Une proposition jugée « bizarre et indécente »
Toujours est-il que ce mardi 22 novembre, une autre réunion avec la direction locale s’est déroulée au World Trade Center de Grenoble. Pourquoi ce choix ? « La direction refuse de venir sur le site parce qu’il est bloqué. Elle argue également que les conditions requises pour mener à bien une négociation sur le site ne sont pas garanties », explique Nadine Boux. Il faut dire que chat échaudé craint l’eau froide suite à l’accueil réservé à Yves Rannou à Alpexpo le 8 novembre dernier.

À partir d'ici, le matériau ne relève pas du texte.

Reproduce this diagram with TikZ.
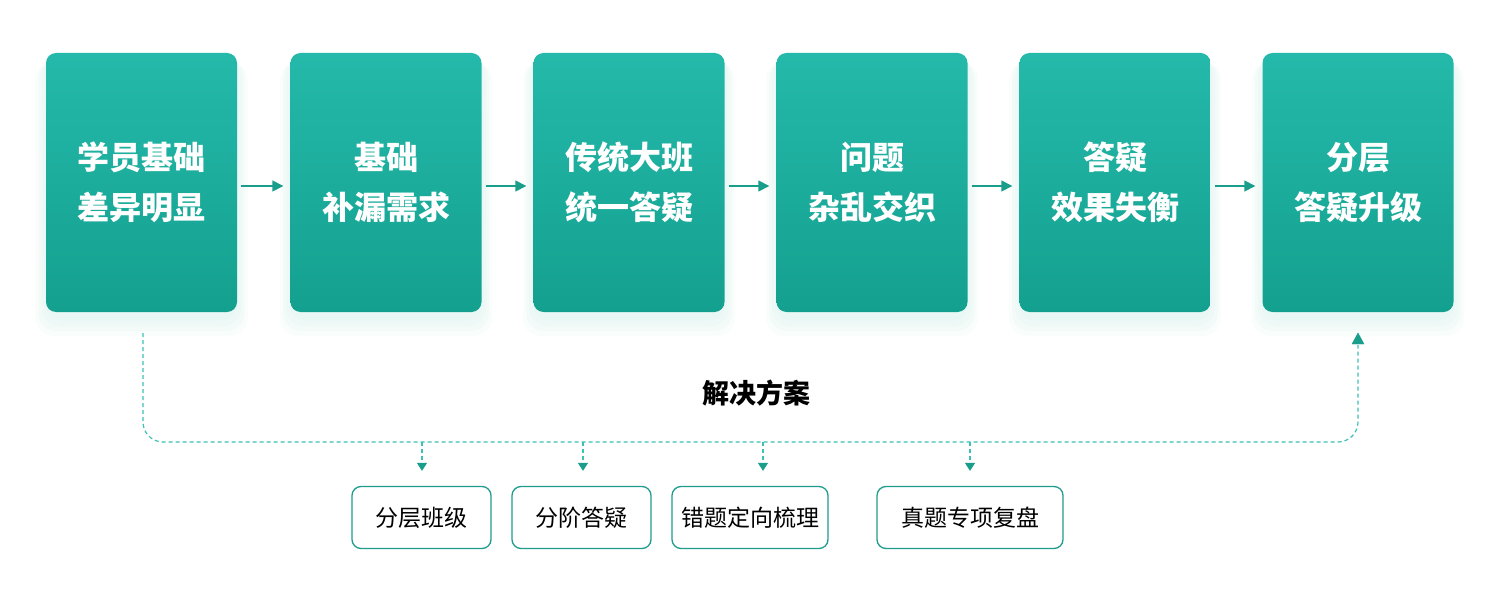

Encore un coup pour rien ? « Il n’y a pas eu d’avancées fondamentales, relate Nadine Boux. Toutefois, la direction a reconnu qu’elle n’était pas habilitée ni décisionnaire sur tous les volets du PSE et notamment pour ce qui concerne le chiffre des 345 suppressions de postes ». Ce qui étonne la déléguée, qui se souvient avoir entendu le contraire il y a quelques mois.
L’intersyndicale demande donc que Jérôme Pécresse, le responsable des activités énergies renouvelables de General Electric, vienne s’installer autour de la table des négociations « puisque c’est lui qui signe tous les documents », souligne narquoisement Nadine Boux.
La direction a également demandé à ce que les négociations puissent se poursuivre entre Noël et la Saint Sylvestre. « Ce que nous avons refusé en bloc. Ils n’avaient pas de temps au mois d’août, nous n’avons pas de temps à Noël non plus ! », se moque la déléguée, estimant la proposition « bizarre et indécente ».
La direction, quant à elle, souhaite « que le blocage du site soit levé et que le dialogue reprenne au plus vite sans faire de cette dernière condition un préalable aux discussions », a‑t-elle expliqué à nos confrères du Dauphiné Libéré.
Statu quo donc. Y compris du côté de Bercy, qui avait pourtant promis d’apporter une réponse aux questions des salariés avant la fin de la semaine dernière. Dès lors, jusqu’où sont prêts à aller les employés en colère ? Nul ne le sait. Les événements des prochains jours nous le diront.